Smithfield's capricious cannon
Farmer's Weekly
|January 3 - 10, 2020
Ou Grietjie, a cannon in the Smithfield Museum that was used in the Free State-Basotho Wars, is linked by name to another famous Boer gun and a European siege cannon.
The six-pounder cannon Ou Grietjie should not be confused with the four-pounder gun Grietjie, which is displayed at the Voortrekker Monument in Pretoria. The Boers used the latter against the Zulus at the Battle of Blood River in 1838, while Ou Grietjie is best known for service during the Free State-Basotho Wars (1858-1868).
OU GRIETJIE AND VEGKOP
Cast by the British firm Bailey, Pegg & Co. between 1750 and 1830, Ou Grietjie is said to have been transported to the Free State from the Cape during the late 1850s to support the war effort against the Basotho.
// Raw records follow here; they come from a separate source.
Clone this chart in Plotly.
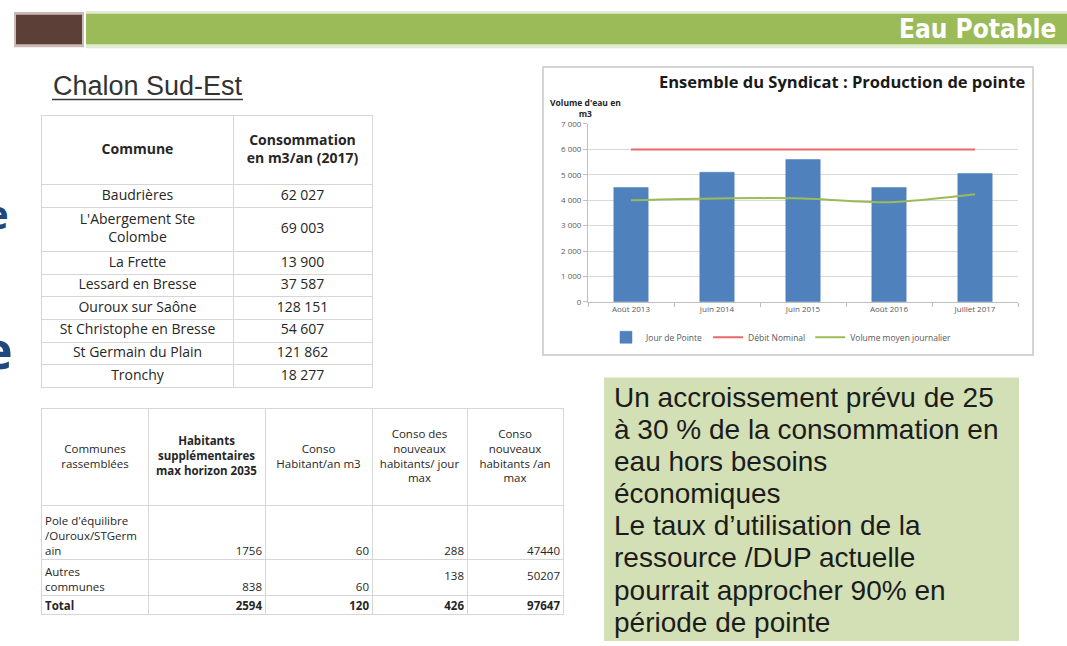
import plotly.graph_objects as go

W, H = 1067, 646

# ---------------- data : chart ----------------
periods = ["Août 2013", "Juin 2014", "Juin 2015", "Août 2016", "Juillet 2017"]
jour_pointe = [4500, 5100, 5600, 4500, 5050]
debit_nominal = [6000, 6000, 6000, 6000, 6000]
volume_moyen = [4000, 4070, 4070, 3920, 4230]
y_tick_values = [0, 1000, 2000, 3000, 4000, 5000, 6000, 7000]

# ---------------- data : table 1 ----------------
t1_headers = ["Commune", "Consommation<br>en m3/an (2017)"]
t1_communes = ["Baudrières", "L'Abergement Ste<br>Colombe", "La Frette", "Lessard en Bresse",
               "Ouroux sur Saône", "St Christophe en Bresse", "St Germain du Plain", "Tronchy"]
t1_conso = [62027, 69003, 13900, 37587, 128151, 54607, 121862, 18277]

# ---------------- data : table 2 ----------------
t2_headers = ["Communes<br>rassemblées", "<b>Habitants<br>supplémentaires<br>max horizon 2035</b>",
              "Conso<br>Habitant/an m3", "Conso des<br>nouveaux<br>habitants/ jour<br>max",
              "Conso<br>nouveaux<br>habitants /an<br>max"]
t2_groupes = ["Pole d'équilibre<br>/Ouroux/STGerm<br>ain", "Autres<br>communes", "Total"]
t2_hab_supp = [1756, 838, 2594]
t2_conso_hab = [60, 60, 120]
t2_conso_jour = [288, 138, 426]
t2_conso_an = [47440, 50207, 97647]

# ---------------- texts ----------------
bandeau = "Eau Potable"
titre_zone = "Chalon Sud-Est"
chart_title = "Ensemble du Syndicat : Production de pointe"
y_title = "Volume d'eau en<br>m3"
note_lines = ["Un accroissement prévu de 25",
              "à 30 % de la consommation en",
              "eau hors besoins",
              "économiques",
              "Le taux d\u2019utilisation de la",
              "ressource /DUP actuelle",
              "pourrait approcher 90% en",
              "période de pointe"]


def px(x):
    return x / W


def py(y):
    return 1 - y / H


def nlines(s):
    return s.count("<br>") + 1


def fmt_space(v):
    return f"{v:,}".replace(",", "\u00a0")


fig = go.Figure()

# ---------------- chart traces ----------------
fig.add_trace(go.Bar(x=periods, y=jour_pointe, name="Jour de Pointe", width=0.4,
                     marker=dict(color="#4F81BD", line=dict(color="#4A7EBB", width=0.5)),
                     xaxis="x", yaxis="y"))
fig.add_trace(go.Scatter(x=periods, y=debit_nominal, name="Débit Nominal", mode="lines",
                         line=dict(color="#E8696B", width=2), xaxis="x", yaxis="y"))
fig.add_trace(go.Scatter(x=periods, y=volume_moyen, name="Volume moyen journalier", mode="lines",
                         line=dict(color="#9BBB59", width=2, shape="spline", smoothing=0.8),
                         xaxis="x", yaxis="y"))

GRID = "#D6D6D6"
TXT = "#262626"


def table_axes(left, top, col_w, row_h):
    wsum = sum(col_w)
    hsum = sum(row_h)
    xb, acc = [], 0
    for w in col_w[:-1]:
        acc += w
        xb.append(acc)
    yb, acc = [], 0
    for h in row_h[:-1]:
        acc += h
        yb.append(acc)
    common = dict(showticklabels=False, ticks="", zeroline=False, showgrid=True,
                  gridcolor=GRID, gridwidth=1.2, showline=True, mirror=True,
                  linecolor=GRID, linewidth=1.2, fixedrange=True)
    xa = dict(domain=[px(left), px(left + wsum)], range=[0, wsum], tickmode="array",
              tickvals=xb, **common)
    ya = dict(domain=[py(top + hsum), py(top)], range=[hsum, 0], tickmode="array",
              tickvals=yb, **common)
    return xa, ya


# ---------------- table 1 ----------------
T1_LEFT, T1_TOP = 42, 112
T1_COLW = [191, 139]
T1_HEAD_H = 70
t1_body = [[c, fmt_space(v)] for c, v in zip(t1_communes, t1_conso)]
t1_row_h = [T1_HEAD_H] + [23 + 22 * (max(nlines(s) for s in r) - 1) for r in t1_body]
xa2, ya2 = table_axes(T1_LEFT, T1_TOP, T1_COLW, t1_row_h)

xs, ys, tx, tp = [], [], [], []
col_left = [sum(T1_COLW[:i]) for i in range(len(T1_COLW))]
row_top = [sum(t1_row_h[:i]) for i in range(len(t1_row_h))]
for j, h in enumerate(t1_headers):
    xs.append(col_left[j] + T1_COLW[j] / 2)
    ys.append(T1_HEAD_H / 2)
    tx.append(f"<b>{h}</b>")
    tp.append("middle center")
for i, r in enumerate(t1_body):
    for j, s in enumerate(r):
        xs.append(col_left[j] + T1_COLW[j] / 2)
        ys.append(row_top[i + 1] + t1_row_h[i + 1] / 2)
        tx.append(s)
        tp.append("middle center")
fig.add_trace(go.Scatter(x=xs, y=ys, text=tx, mode="text", textposition=tp,
                         textfont=dict(family="Open Sans", size=14, color=TXT),
                         xaxis="x2", yaxis="y2", showlegend=False, hoverinfo="skip"))

# ---------------- table 2 ----------------
T2_LEFT, T2_TOP = 42, 410
T2_COLW = [106, 117, 107, 95, 96]
T2_HEAD_H = 98
t2_body = [[g, str(a), str(b), str(c), str(d)] for g, a, b, c, d in
           zip(t2_groupes, t2_hab_supp, t2_conso_hab, t2_conso_jour, t2_conso_an)]
t2_valign = [["bottom"] * 5,
             ["bottom", "bottom", "bottom", "middle", "middle"],
             ["bottom"] * 5]
t2_bold_rows = [2]
t2_row_h = [T2_HEAD_H] + [19 + 18 * (max(nlines(s) for s in r) - 1) for r in t2_body]
xa3, ya3 = table_axes(T2_LEFT, T2_TOP, T2_COLW, t2_row_h)

xs, ys, tx, tp = [], [], [], []
col_left = [sum(T2_COLW[:i]) for i in range(len(T2_COLW))]
row_top = [sum(t2_row_h[:i]) for i in range(len(t2_row_h))]
for j, h in enumerate(t2_headers):
    xs.append(col_left[j] + T2_COLW[j] / 2)
    ys.append(T2_HEAD_H / 2)
    tx.append(h)
    tp.append("middle center")
for i, r in enumerate(t2_body):
    top = row_top[i + 1]
    rh = t2_row_h[i + 1]
    for j, s in enumerate(r):
        txt = f"<b>{s}</b>" if i in t2_bold_rows else s
        va = t2_valign[i][j]
        if j == 0:
            xs.append(col_left[j] + 3)
            side = "right"
        else:
            xs.append(col_left[j] + T2_COLW[j] - 3)
            side = "left"
        if va == "bottom":
            ys.append(top + rh - 2)
            tp.append("top " + side)
        else:
            ys.append(top + rh / 2)
            tp.append("middle " + side)
        tx.append(txt)
fig.add_trace(go.Scatter(x=xs, y=ys, text=tx, mode="text", textposition=tp,
                         textfont=dict(family="Open Sans", size=11.5, color=TXT),
                         xaxis="x3", yaxis="y3", showlegend=False, hoverinfo="skip"))

# ---------------- shapes ----------------
shapes = [
    # header band
    dict(type="rect", xref="paper", yref="paper", x0=px(14), x1=px(84), y0=py(42), y1=py(6),
         fillcolor="#C9BAB5", line=dict(width=0), layer="below"),
    dict(type="rect", xref="paper", yref="paper", x0=px(16), x1=px(82), y0=py(39), y1=py(9),
         fillcolor="#5C4037", line=dict(width=0), layer="below"),
    dict(type="rect", xref="paper", yref="paper", x0=px(86), x1=px(1067), y0=py(43), y1=py(5),
         fillcolor="#E2EBD3", line=dict(width=0), layer="below"),
    dict(type="rect", xref="paper", yref="paper", x0=px(86), x1=px(1067), y0=py(39), y1=py(8),
         fillcolor="#9BBB59", line=dict(width=0), layer="below"),
    # underline of zone title
    dict(type="line", xref="paper", yref="paper", x0=px(52), x1=px(243), y0=py(95), y1=py(95),
         line=dict(color="#3A3A3A", width=1.5)),
    # chart frame
    dict(type="rect", xref="paper", yref="paper", x0=px(543), x1=px(1033), y0=py(355), y1=py(62),
         fillcolor="white", line=dict(color="#C8C8C8", width=1.5), layer="below"),
    # note box
    dict(type="rect", xref="paper", yref="paper", x0=px(604), x1=px(1019), y0=0, y1=py(378),
         fillcolor="#D3E0B6", line=dict(width=0), layer="below"),
]

# ---------------- annotations ----------------
ann = [
    dict(text=f"<b>{bandeau}</b>", x=px(1058), y=py(23), xanchor="right", yanchor="middle",
         font=dict(family="DejaVu Sans Condensed", size=26, color="white")),
    dict(text=titre_zone, x=px(51), y=py(81), xanchor="left", yanchor="middle",
         font=dict(family="Liberation Sans", size=27, color="#333333")),
    dict(text="<b>e</b>", x=px(11), y=py(211), xanchor="right", yanchor="middle",
         font=dict(family="Open Sans", size=40, color="#1F497D")),
    dict(text="<b>e</b>", x=px(15), y=py(348), xanchor="right", yanchor="middle",
         font=dict(family="Open Sans", size=52, color="#1F497D")),
    dict(text=f"<b>{chart_title}</b>", x=px(1028), y=py(77), xanchor="right", yanchor="middle",
         font=dict(family="Open Sans", size=16.5, color="#1A1A1A")),
    dict(text=f"<b>{y_title}</b>", x=px(585), y=py(104), xanchor="center", yanchor="middle",
         align="center", font=dict(family="Open Sans", size=8.5, color="#262626")),
]
NOTE_Y0, NOTE_DY = 398, 32.7
for k, line in enumerate(note_lines):
    ann.append(dict(text=line, x=px(612), y=py(NOTE_Y0 + k * NOTE_DY), xanchor="left",
                    yanchor="middle",
                    font=dict(family="Liberation Sans", size=28, color="#1C1C1C")))
for a in ann:
    a.update(xref="paper", yref="paper", showarrow=False)

fig.update_layout(
    width=W, height=H, autosize=False,
    margin=dict(l=0, r=0, t=0, b=0),
    paper_bgcolor="white", plot_bgcolor="rgba(0,0,0,0)",
    separators=", ",
    font=dict(family="Open Sans", color="#404040"),
    bargap=0.6,
    shapes=shapes, annotations=ann,
    xaxis=dict(domain=[px(588), px(1018)], anchor="y", showline=True, linecolor="#BFBFBF",
               linewidth=1, ticks="outside", tickson="boundaries", ticklen=4,
               tickcolor="#BFBFBF", tickfont=dict(size=8, color="#595959"),
               showgrid=False, fixedrange=True),
    yaxis=dict(domain=[py(301), py(120)], anchor="x", range=[0, 7000], tickmode="array",
               tickvals=y_tick_values, tickformat=",d", showgrid=True, gridcolor="#D9D9D9",
               showline=True, linecolor="#BFBFBF", ticks="outside", ticklen=4,
               tickcolor="#BFBFBF", tickfont=dict(size=8, color="#595959"),
               zeroline=False, fixedrange=True),
    xaxis2=dict(anchor="y2", **xa2), yaxis2=dict(anchor="x2", **ya2),
    xaxis3=dict(anchor="y3", **xa3), yaxis3=dict(anchor="x3", **ya3),
    legend=dict(orientation="h", x=px(606), y=py(337), xanchor="left", yanchor="middle",
                font=dict(size=8.5, color="#595959"), bgcolor="rgba(0,0,0,0)", itemwidth=30,
                tracegroupgap=0),
)

fig.write_html(
    "out.html",
    config={"displayModeBar": False},
    post_script="document.body.style.margin='0';document.body.style.overflow='hidden';",
)
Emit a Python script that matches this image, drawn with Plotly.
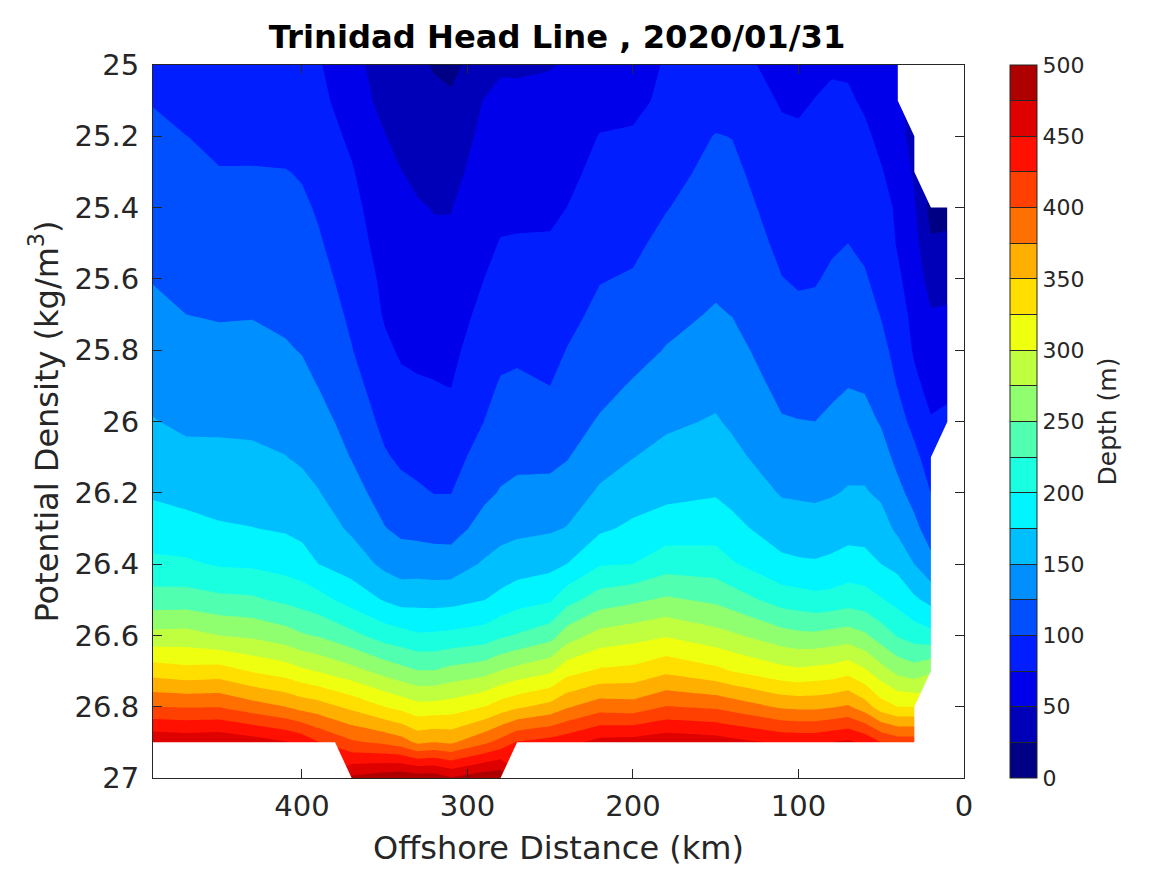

One of its first assignments was the controversial Free State attack in March 1858 on the Paris Evangelical Missionary Society station, Beersheba, near Smithfield, which was thought to hold Basotho sympathisers.
During the Second Free StateBasotho War, in the mid-1860s, it accompanied Louw Wepener’s commando of 340 Boers and 200 African auxiliaries to storm Chief Poshuli’s mountain fortress, Vegkop.